The Agency of Human Services comes in for a lot of green-eyeshade scrutiny when budget time rolls around. With good reason; thanks to outmoded software and management, I’m sure AHS could do a better job than it does. And thanks to our jobless, middle-class-killing “recovery”, it’s coping with ever-increasing demand.
But pound-for-pound, I doubt that any part of state government can top the Agency of Commerce and Community Development for waste, futility, and inside deals.
In the latter category, we had the backroom agreement last spring that landed Lake Champlain Region Chamber of Commerce a $100,000 no-bid grant for developing business with Quebec.
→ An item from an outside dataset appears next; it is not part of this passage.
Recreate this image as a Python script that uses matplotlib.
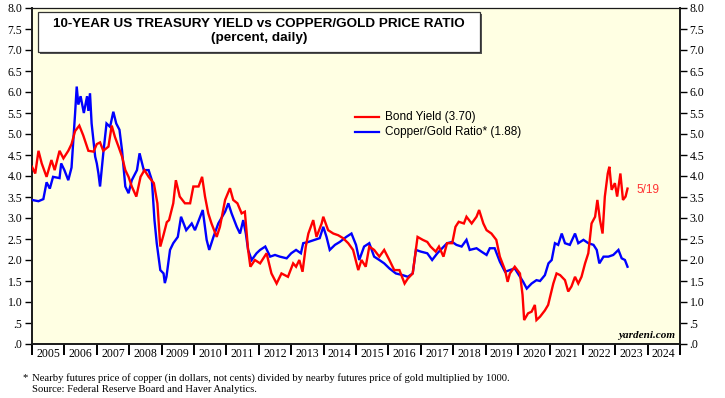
#!/usr/bin/env python3

import numpy as np
import matplotlib.pyplot as plt
from matplotlib.patches import Rectangle

# bond yield (percent), decimal year.
yield_t = [
    2005.0, 2005.1, 2005.2, 2005.3, 2005.45, 2005.6, 2005.7, 2005.85, 2005.97,
    2006.12, 2006.22, 2006.33, 2006.46, 2006.58, 2006.74, 2006.9,
    2007.0, 2007.1, 2007.2, 2007.36, 2007.46, 2007.56, 2007.67, 2007.78, 2007.88, 2007.98,
    2008.08, 2008.22, 2008.35, 2008.47, 2008.6, 2008.76, 2008.87, 2008.96,
    2009.06, 2009.16, 2009.23, 2009.36, 2009.44, 2009.56, 2009.72, 2009.88, 2009.98,
    2010.14, 2010.25, 2010.34, 2010.44, 2010.54, 2010.7, 2010.8, 2010.96,
    2011.11, 2011.21, 2011.34, 2011.47, 2011.57, 2011.67, 2011.74, 2011.88,
    2012.04, 2012.24, 2012.39, 2012.55, 2012.7, 2012.9,
    2013.06, 2013.15, 2013.25, 2013.35, 2013.45, 2013.53, 2013.68, 2013.78, 2013.94, 2013.99,
    2014.14, 2014.3, 2014.45, 2014.6, 2014.76, 2014.91,
    2015.07, 2015.17, 2015.3, 2015.41, 2015.56, 2015.72, 2015.87,
    2016.03, 2016.18, 2016.34, 2016.5, 2016.6, 2016.75, 2016.9,
    2017.06, 2017.2, 2017.3, 2017.46, 2017.56, 2017.7, 2017.81, 2017.97,
    2018.07, 2018.17, 2018.33, 2018.41, 2018.57, 2018.72, 2018.8, 2018.93,
    2019.03, 2019.18, 2019.33, 2019.44, 2019.6, 2019.68, 2019.75, 2019.9,
    2020.06, 2020.14, 2020.19, 2020.31, 2020.42, 2020.52, 2020.57, 2020.68, 2020.83, 2020.93,
    2021.09, 2021.19, 2021.3, 2021.45, 2021.55, 2021.65, 2021.76, 2021.86, 2021.96,
    2022.07, 2022.17, 2022.27, 2022.38, 2022.45, 2022.53, 2022.61, 2022.68, 2022.77, 2022.82,
    2022.89, 2022.99, 2023.06, 2023.16, 2023.24, 2023.32, 2023.38,
]
yield_v = [
    4.22, 4.06, 4.60, 4.30, 3.98, 4.38, 4.14, 4.60, 4.42,
    4.60, 4.76, 5.07, 5.20, 4.97, 4.60, 4.58,
    4.76, 4.80, 4.60, 4.70, 5.20, 4.93, 4.70, 4.46, 4.14, 3.98,
    3.75, 3.51, 3.98, 4.14, 3.98, 3.83, 3.35, 2.32,
    2.60, 2.90, 2.95, 3.35, 3.90, 3.51, 3.35, 3.35, 3.75,
    3.75, 3.98, 3.51, 3.11, 2.87, 2.55, 2.79, 3.43,
    3.71, 3.43, 3.35, 3.11, 3.15, 2.24, 1.84, 2.00,
    1.92, 2.16, 1.68, 1.44, 1.68, 1.60,
    1.92, 1.84, 2.00, 1.72, 2.32, 2.63, 2.95, 2.55, 2.87, 3.03,
    2.71, 2.63, 2.59, 2.52, 2.40, 2.24,
    1.76, 2.00, 1.84, 2.32, 2.24, 2.08, 2.24,
    2.00, 1.76, 1.76, 1.44, 1.56, 1.68, 2.55,
    2.48, 2.43, 2.32, 2.20, 2.32, 2.08, 2.40, 2.40,
    2.79, 2.91, 2.87, 3.03, 2.87, 3.03, 3.19, 2.87,
    2.71, 2.63, 2.48, 2.08, 1.76, 1.48, 1.68, 1.84,
    1.68, 1.17, 0.57, 0.73, 0.77, 0.93, 0.57, 0.65, 0.80, 0.93,
    1.44, 1.68, 1.64, 1.52, 1.25, 1.37, 1.60, 1.44, 1.60,
    1.92, 2.16, 2.87, 3.03, 3.43, 2.95, 2.63, 3.51, 4.06, 4.22,
    3.67, 3.83, 3.51, 4.06, 3.43, 3.51, 3.70,
]

# copper/gold ratio, decimal year.
ratio_t = [
    2005.0, 2005.2, 2005.35, 2005.45, 2005.55, 2005.65, 2005.85, 2005.9,
    2006.0, 2006.12, 2006.22, 2006.33, 2006.38, 2006.43, 2006.5, 2006.6, 2006.7, 2006.74,
    2006.79, 2006.84, 2006.95,
    2007.0, 2007.05, 2007.1, 2007.2, 2007.3, 2007.41, 2007.51, 2007.6, 2007.7, 2007.78,
    2007.88, 2007.98,
    2008.08, 2008.24, 2008.32, 2008.45, 2008.6, 2008.7, 2008.78, 2008.85, 2008.96,
    2009.06, 2009.1, 2009.15, 2009.26, 2009.36, 2009.5, 2009.6, 2009.76, 2009.93,
    2010.03, 2010.19, 2010.27, 2010.39, 2010.47, 2010.6, 2010.75, 2010.96,
    2011.06, 2011.16, 2011.32, 2011.42, 2011.52, 2011.6, 2011.67, 2011.78, 2011.93,
    2012.04, 2012.2, 2012.35, 2012.5, 2012.65, 2012.86,
    2013.0, 2013.15, 2013.3, 2013.37, 2013.53, 2013.73, 2013.88, 2013.99,
    2014.09, 2014.19, 2014.35, 2014.5, 2014.7, 2014.86,
    2015.0, 2015.1, 2015.25, 2015.41, 2015.56, 2015.72, 2015.87,
    2016.03, 2016.23, 2016.44, 2016.6, 2016.75, 2016.85,
    2017.0, 2017.2, 2017.35, 2017.51, 2017.66, 2017.81, 2017.97,
    2018.1, 2018.26, 2018.41, 2018.51, 2018.72, 2018.87,
    2019.03, 2019.13, 2019.28, 2019.44, 2019.6, 2019.75, 2019.9,
    2020.06, 2020.16, 2020.27, 2020.42, 2020.57, 2020.68, 2020.83, 2020.94,
    2021.04, 2021.14, 2021.24, 2021.35, 2021.45, 2021.6, 2021.76, 2021.86,
    2022.02, 2022.17, 2022.33, 2022.43, 2022.51, 2022.64, 2022.79, 2022.94,
    2023.1, 2023.2, 2023.3, 2023.38,
]
ratio_v = [
    3.43, 3.40, 3.45, 3.85, 3.70, 3.98, 3.95, 4.30,
    4.14, 3.90, 4.20, 5.49, 6.13, 5.70, 5.90, 5.50, 5.90, 5.55,
    5.97, 5.25, 4.46,
    4.30, 4.06, 3.75, 4.54, 5.25, 5.17, 5.53, 5.25, 5.10, 4.60,
    3.75, 3.59,
    3.90, 4.14, 4.54, 4.14, 4.14, 3.90, 2.95, 2.40, 1.76,
    1.68, 1.45, 1.60, 2.24, 2.40, 2.55, 3.03, 2.71, 2.87,
    2.71, 3.03, 3.19, 2.48, 2.24, 2.55, 2.87, 3.15,
    3.35, 3.11, 2.79, 2.63, 2.95, 2.63, 2.24, 2.00, 2.16,
    2.24, 2.32, 2.08, 2.12, 2.08, 2.04,
    2.16, 2.24, 2.16, 2.40, 2.43, 2.48, 2.52, 2.79,
    2.55, 2.24, 2.36, 2.43, 2.55, 2.63,
    2.36, 2.00, 2.32, 2.40, 2.08, 2.00, 1.92,
    1.80, 1.68, 1.64, 1.60, 1.68, 2.24,
    2.20, 2.16, 2.00, 2.16, 2.28, 2.40, 2.43,
    2.36, 2.32, 2.48, 2.24, 2.28, 2.20,
    2.12, 2.28, 2.28, 1.96, 1.72, 1.76, 1.80,
    1.60, 1.48, 1.32, 1.44, 1.52, 1.50, 1.64, 1.92,
    2.00, 2.40, 2.36, 2.63, 2.40, 2.36, 2.63, 2.40,
    2.48, 2.40, 2.36, 2.24, 1.92, 2.08, 2.08, 2.12,
    2.24, 2.04, 2.00, 1.84,
]

years = list(range(2005, 2025))
y_ticks = [0.0, 0.5, 1.0, 1.5, 2.0, 2.5, 3.0, 3.5, 4.0, 4.5, 5.0, 5.5, 6.0, 6.5, 7.0, 7.5, 8.0]
y_labels = [".0", ".5", "1.0", "1.5", "2.0", "2.5", "3.0", "3.5", "4.0", "4.5",
            "5.0", "5.5", "6.0", "6.5", "7.0", "7.5", "8.0"]

SANS = "Liberation Sans"
SERIF = "Liberation Serif"

# set up figure and axes.
fig = plt.figure(figsize=(7.25, 3.98), dpi=100)
ax = fig.add_axes([32 / 725, 1 - 344 / 398, 648 / 725, 336 / 398])
ax.set_facecolor("#FFFFE3")
ax.set_xlim(2005, 2025)
ax.set_ylim(0, 8)

# series.
ax.plot(ratio_t, ratio_v, color="#0000FF", lw=1.7, solid_joinstyle="miter", zorder=3)
ax.plot(yield_t, yield_v, color="#FF0000", lw=1.7, solid_joinstyle="miter", zorder=4)

# spines.
for side in ["left", "right", "bottom", "top"]:
    ax.spines[side].set_linewidth(1.4 if side != "top" else 0.9)
    ax.spines[side].set_color("#1a1a1a")

# y axis on both sides.
ax.set_yticks(y_ticks)
ax.set_yticklabels(y_labels, fontfamily=SERIF, fontsize=8.5)
ax.tick_params(axis="y", which="major", direction="out", length=5, width=1.0,
               left=True, right=True, labelleft=True, labelright=True, pad=2)

# x axis: ticks at year boundaries, labels mid-year.
ax.set_xticks(years + [2025])
ax.set_xticklabels([])
ax.set_xticks([y + 0.5 for y in years], minor=True)
ax.set_xticklabels([str(y) for y in years], minor=True, fontfamily=SERIF, fontsize=8.5)
ax.tick_params(axis="x", which="major", direction="out", length=8, width=1.4)
ax.tick_params(axis="x", which="minor", length=0, pad=3)

# title box with slight shadow.
shadow = Rectangle((39.5 / 725, 1 - 53.5 / 398), 442 / 725, 40 / 398, transform=fig.transFigure,
                   facecolor="#555555", edgecolor="none", zorder=4)
fig.patches.append(shadow)
box = Rectangle((38 / 725, 1 - 52 / 398), 442 / 725, 40 / 398, transform=fig.transFigure,
                facecolor="white", edgecolor="#333333", lw=0.9, zorder=5)
fig.patches.append(box)
fig.text(259 / 725, 1 - 24 / 398, "10-YEAR US TREASURY YIELD vs COPPER/GOLD PRICE RATIO",
         ha="center", va="center", fontsize=9.7, fontweight="bold", fontfamily=SANS, zorder=6)
fig.text(259 / 725, 1 - 38 / 398, "(percent, daily)",
         ha="center", va="center", fontsize=9.7, fontweight="bold", fontfamily=SANS, zorder=6)

# legend.
ax.plot([2014.98, 2015.7], [5.4, 5.4], color="#FF0000", lw=1.6)
ax.text(2015.9, 5.4, "Bond Yield (3.70)", ha="left", va="center", fontsize=8.5, fontfamily=SANS)
ax.plot([2014.98, 2015.7], [5.05, 5.05], color="#0000FF", lw=1.6)
ax.text(2015.9, 5.05, "Copper/Gold Ratio* (1.88)", ha="left", va="center", fontsize=8.5, fontfamily=SANS)

# end-date label and watermark.
ax.text(2023.65, 3.67, "5/19", color="#FF3333", ha="left", va="center", fontsize=8.5, fontfamily=SANS)
ax.text(2024.85, 0.2, "yardeni.com", ha="right", va="center", fontsize=8,
        fontweight="bold", fontstyle="italic", fontfamily=SERIF)

# footnotes.
fig.text(22 / 725, 1 - 378 / 398, "*", ha="left", va="center", fontsize=7.7, fontfamily=SERIF)
fig.text(32 / 725, 1 - 378 / 398,
         "Nearby futures price of copper (in dollars, not cents) divided by nearby futures price of gold multiplied by 1000.",
         ha="left", va="center", fontsize=7.7, fontfamily=SERIF)
fig.text(32 / 725, 1 - 390 / 398, "Source: Federal Reserve Board and Haver Analytics.",
         ha="left", va="center", fontsize=7.7, fontfamily=SERIF)

fig.savefig("out.png", dpi=100)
And now, in the second category, we have a rather devastating memo about the inadequate structure of the Vermont Training Program, which provides grants to businesses for employee training.
In his memo*, Auditor Doug Hoffer is far too politic to use the most appropriate term — “clusterf*ck.” But that’s the message. As I was reading the memo, my thought was, “Maybe we should just burn down the whole place and start from scratch.” His bullet-point highlights:
*As of this writing, not available online. But check the Auditor’s website; it should be posted soon.
— The VTP has no effective internal controls to ensure that applicants meet the various eligibility requirements or that grant funds are only used for supplemental, rather than replacement, training.
— The wage increases reported for trainees may not accurately reflect changes in hourly wages and may reflect other factors not related to VTP training.
— A substantial portion of VTP’s total resources are directed to a few large corporations year after year.
Yeesh.
The details are even worse. VTP staffers, he says, make “no effort to substantiate the information provided” by applicants, and “none of the grantees have ever been audited.”
By contrast, the State’s application forms for public assistance through the Department for Children & Families (DCF) ask for detailed information and documentation about financial resources such as income, bank accounts, retirement resources, and unearned income, as well as assets such as home, vehicles, life insurance, and so forth. In addition, DCF periodically reviews selected applications and seeks additional supporting documentation.
Yeah, we can’t waste a single dollar on a possibly undeserving DCF client, but let’s leave the cash drawer open for our private sector “partners.”
Hoffer notes that VTP is supposed to “supplement training efforts,” but it makes no effort to verify that. Instead, businesses are free to use the money to subsidize training they would do even without the funding. And he says there’s a huge loophole in enforcement of the “livable wage” provision: employers are not required to provide health insurance, but the state’s livable wage methodology assumes “a very generous employer contribution for health insurance.”
And, in case there was any doubt about the cronyistic nature of the enterprise:
Over 260 businesses have received direct training grants from VTP since FY 2005, but the top 20 received almost half of all business grant funds (more than $5 million). This group includes some of the largest firms in Vermont, including Keurig Green Mountain, Dealer.com, IBM, Mylan, Plasan, Tivoly, Husky, Mack Molding, Dynapower and General Electric.
In other words, it’s not a matter of who can best use the VTP funds; it’s the biggest and squeakiest wheels that get the grease.
Some of VTP’s troubles stem from flaws in enabling legislation, but some are a matter of how ACCD chooses to implement the program. This often seems the case with ACCD programs: let’s leave the barn door unlocked. And if the horse is stolen, well hey, why lock the barn door now?
This ought to be a thoroughly nonpartisan concern. Liberals, struggling to fully fund their initiatives, shouldn’t be letting any money be misspent. Conservatives should be interested in eliminating wasteful spending, even for the benefit of their private sector buddies. And everyone should want our economic-development dollars to be spent in the most effective way possible.
We seem to have a long way to go on that score. And it doesn’t seem to be a priority for anyone other than, well, Doug Hoffer.
His memo was addressed to the chairs of key legislative committees. Let’s see what, if anything, they do with it.
you don’t need to print this, but that first graf needs an edit.
Thanks. I don’t know how Editorial let that one slip through.
Good one on what Hoffer has dug up so far. I am glad Doug is doing it. As usual, the rich are getting richer and the poor, well, they have to do more paperwork.
This State is crying out for someone to do real, smart, thoughtful economic development. We need that. Vermont’s economy is weak, growth prospects are poor – and we’re giving Keurig Green Mtn a grant? The same Keurig who’s eliminating, what, 200 jobs in Waterbury? I realize this sad scenario has been played out in many other states. They woo big name companies with perks and treats – only to see plant closure, job loss and cost-shifting back to the State (who now has to backstop some of these unemployed workers) down the road. The question is – why isn’t Vermont figuring out a different approach?